# PROVIDED DATA

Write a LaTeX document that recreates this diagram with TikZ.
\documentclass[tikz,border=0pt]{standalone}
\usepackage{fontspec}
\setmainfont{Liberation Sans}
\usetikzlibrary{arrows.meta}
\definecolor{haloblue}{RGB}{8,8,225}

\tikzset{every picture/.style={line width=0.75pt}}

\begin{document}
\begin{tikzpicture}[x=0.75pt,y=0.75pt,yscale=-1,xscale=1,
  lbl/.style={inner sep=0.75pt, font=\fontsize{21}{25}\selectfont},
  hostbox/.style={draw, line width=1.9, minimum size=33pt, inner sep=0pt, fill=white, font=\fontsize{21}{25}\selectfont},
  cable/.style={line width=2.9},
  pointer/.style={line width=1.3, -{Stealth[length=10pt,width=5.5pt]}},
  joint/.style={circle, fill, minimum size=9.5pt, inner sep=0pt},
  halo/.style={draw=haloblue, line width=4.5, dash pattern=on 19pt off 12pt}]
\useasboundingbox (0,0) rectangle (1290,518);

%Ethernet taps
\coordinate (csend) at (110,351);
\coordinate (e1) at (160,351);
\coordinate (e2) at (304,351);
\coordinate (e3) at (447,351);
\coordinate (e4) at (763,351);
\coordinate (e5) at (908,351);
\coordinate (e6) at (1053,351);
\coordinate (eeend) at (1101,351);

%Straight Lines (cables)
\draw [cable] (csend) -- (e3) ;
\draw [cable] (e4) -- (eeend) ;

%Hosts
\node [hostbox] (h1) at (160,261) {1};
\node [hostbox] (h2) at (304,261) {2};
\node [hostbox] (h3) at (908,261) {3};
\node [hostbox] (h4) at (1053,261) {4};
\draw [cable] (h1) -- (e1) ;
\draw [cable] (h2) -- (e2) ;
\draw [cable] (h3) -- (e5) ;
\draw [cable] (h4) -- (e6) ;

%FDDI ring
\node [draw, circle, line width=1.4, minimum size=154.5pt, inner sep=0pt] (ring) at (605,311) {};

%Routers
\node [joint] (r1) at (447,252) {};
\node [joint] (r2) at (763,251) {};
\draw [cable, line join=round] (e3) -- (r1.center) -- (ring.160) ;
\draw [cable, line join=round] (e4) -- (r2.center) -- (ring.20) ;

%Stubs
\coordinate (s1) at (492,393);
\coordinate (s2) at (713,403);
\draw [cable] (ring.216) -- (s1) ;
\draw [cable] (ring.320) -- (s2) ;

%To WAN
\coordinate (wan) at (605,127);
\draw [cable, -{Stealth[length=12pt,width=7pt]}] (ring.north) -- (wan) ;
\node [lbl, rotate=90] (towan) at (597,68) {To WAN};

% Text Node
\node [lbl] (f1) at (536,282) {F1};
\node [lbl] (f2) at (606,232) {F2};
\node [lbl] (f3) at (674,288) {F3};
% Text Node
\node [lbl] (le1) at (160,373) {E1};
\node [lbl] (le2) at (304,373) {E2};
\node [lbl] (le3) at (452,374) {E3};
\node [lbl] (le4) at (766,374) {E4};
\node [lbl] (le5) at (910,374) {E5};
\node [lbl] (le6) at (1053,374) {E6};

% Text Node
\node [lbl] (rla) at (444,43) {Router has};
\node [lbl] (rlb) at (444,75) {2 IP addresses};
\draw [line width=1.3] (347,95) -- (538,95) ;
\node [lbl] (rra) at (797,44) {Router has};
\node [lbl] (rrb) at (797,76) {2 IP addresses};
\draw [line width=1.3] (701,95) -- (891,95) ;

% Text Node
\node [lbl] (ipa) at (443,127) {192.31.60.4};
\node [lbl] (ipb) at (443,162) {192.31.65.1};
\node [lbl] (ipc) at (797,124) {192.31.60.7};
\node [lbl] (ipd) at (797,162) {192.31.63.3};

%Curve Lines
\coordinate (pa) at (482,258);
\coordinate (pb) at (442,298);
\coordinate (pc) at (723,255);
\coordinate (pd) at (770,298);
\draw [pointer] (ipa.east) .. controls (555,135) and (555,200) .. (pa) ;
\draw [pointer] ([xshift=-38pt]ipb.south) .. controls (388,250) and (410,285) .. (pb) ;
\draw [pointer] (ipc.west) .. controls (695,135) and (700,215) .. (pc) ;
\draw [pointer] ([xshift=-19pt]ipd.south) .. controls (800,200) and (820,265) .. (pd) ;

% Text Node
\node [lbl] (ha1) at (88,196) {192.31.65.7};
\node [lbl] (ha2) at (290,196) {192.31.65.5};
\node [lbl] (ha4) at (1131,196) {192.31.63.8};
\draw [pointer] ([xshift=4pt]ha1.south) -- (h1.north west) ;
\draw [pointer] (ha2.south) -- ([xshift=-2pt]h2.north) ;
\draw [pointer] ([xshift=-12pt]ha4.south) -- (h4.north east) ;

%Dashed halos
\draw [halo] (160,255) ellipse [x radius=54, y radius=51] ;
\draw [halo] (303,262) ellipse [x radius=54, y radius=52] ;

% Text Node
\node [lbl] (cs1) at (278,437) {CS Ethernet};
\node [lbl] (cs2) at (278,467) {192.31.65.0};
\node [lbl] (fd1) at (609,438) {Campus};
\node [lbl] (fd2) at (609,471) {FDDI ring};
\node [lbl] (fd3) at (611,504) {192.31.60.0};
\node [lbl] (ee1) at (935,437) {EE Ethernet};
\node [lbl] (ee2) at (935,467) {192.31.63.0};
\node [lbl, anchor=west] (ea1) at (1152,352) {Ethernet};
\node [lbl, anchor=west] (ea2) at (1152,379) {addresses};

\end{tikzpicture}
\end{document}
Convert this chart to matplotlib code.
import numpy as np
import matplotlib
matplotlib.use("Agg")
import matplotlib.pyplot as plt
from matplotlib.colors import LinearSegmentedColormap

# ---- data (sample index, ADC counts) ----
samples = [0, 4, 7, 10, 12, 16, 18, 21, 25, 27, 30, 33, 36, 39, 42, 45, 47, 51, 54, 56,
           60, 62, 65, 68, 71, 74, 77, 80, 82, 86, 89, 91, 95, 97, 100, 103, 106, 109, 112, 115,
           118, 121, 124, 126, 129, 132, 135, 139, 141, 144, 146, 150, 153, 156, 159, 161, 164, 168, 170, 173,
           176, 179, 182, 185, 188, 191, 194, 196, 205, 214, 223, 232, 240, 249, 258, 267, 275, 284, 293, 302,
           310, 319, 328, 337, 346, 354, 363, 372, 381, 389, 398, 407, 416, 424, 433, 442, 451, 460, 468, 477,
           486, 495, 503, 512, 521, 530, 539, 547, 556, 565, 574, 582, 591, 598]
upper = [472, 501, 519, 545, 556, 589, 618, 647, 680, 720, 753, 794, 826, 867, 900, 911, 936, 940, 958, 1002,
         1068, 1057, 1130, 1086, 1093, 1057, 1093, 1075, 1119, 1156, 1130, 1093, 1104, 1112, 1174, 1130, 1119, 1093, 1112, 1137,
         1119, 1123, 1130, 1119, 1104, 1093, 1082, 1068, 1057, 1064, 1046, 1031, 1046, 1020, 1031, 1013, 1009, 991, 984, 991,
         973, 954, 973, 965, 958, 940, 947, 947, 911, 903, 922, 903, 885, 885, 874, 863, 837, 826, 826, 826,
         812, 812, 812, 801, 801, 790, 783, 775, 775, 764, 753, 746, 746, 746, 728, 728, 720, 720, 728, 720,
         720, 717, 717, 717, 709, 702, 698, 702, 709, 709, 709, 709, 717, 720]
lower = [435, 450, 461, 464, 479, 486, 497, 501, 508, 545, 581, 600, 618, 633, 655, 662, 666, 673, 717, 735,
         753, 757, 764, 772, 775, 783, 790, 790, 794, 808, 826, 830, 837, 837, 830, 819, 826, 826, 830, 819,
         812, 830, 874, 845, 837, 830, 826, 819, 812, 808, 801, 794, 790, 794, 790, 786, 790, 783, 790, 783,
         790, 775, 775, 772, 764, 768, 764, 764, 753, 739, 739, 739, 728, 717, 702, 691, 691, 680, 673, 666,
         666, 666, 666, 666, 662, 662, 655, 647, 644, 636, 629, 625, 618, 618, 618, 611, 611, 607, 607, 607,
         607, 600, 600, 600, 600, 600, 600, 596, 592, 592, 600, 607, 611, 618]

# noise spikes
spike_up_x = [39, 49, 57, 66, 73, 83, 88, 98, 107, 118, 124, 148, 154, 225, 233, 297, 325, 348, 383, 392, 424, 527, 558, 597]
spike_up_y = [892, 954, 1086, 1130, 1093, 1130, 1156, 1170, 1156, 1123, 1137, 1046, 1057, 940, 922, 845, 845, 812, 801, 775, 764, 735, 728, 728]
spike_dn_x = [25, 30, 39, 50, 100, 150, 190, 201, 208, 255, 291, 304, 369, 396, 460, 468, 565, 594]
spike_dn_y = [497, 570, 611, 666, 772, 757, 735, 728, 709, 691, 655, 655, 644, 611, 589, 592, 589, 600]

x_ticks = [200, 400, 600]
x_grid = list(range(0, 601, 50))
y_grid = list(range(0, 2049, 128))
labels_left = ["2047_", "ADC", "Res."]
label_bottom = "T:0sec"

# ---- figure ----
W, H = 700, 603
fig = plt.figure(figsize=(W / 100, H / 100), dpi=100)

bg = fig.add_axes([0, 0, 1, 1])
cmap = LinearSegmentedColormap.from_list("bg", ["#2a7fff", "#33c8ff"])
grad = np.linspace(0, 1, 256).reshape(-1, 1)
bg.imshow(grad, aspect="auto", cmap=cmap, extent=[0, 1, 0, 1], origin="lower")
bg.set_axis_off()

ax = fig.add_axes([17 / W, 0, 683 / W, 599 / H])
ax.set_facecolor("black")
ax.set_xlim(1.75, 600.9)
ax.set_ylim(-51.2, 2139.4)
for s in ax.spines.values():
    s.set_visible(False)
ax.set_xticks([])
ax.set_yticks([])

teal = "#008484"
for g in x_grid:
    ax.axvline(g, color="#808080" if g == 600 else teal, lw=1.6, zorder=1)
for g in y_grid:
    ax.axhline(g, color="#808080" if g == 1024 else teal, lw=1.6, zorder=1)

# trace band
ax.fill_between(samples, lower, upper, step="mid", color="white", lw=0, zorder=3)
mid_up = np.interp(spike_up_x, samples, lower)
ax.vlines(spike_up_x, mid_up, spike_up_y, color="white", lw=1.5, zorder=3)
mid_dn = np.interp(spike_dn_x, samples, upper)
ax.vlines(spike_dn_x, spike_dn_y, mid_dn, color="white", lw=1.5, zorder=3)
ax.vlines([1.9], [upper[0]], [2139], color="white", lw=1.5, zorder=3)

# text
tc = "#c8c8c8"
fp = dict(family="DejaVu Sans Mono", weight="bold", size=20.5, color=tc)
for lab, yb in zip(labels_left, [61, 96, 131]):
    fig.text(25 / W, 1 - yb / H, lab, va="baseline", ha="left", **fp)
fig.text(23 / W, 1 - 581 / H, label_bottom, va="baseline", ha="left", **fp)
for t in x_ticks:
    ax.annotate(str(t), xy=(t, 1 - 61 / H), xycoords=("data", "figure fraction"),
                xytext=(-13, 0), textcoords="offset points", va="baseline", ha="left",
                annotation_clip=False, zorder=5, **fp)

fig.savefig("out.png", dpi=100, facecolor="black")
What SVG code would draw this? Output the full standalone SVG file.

# DESCRIPTION OF THE TASK
Your task is to pick out every line with the string "standalone" and copy it.

# WRITTEN SOLUTION
\documentclass[tikz,border=0pt]{standalone}
What SVG code would draw this? Output the full standalone SVG file.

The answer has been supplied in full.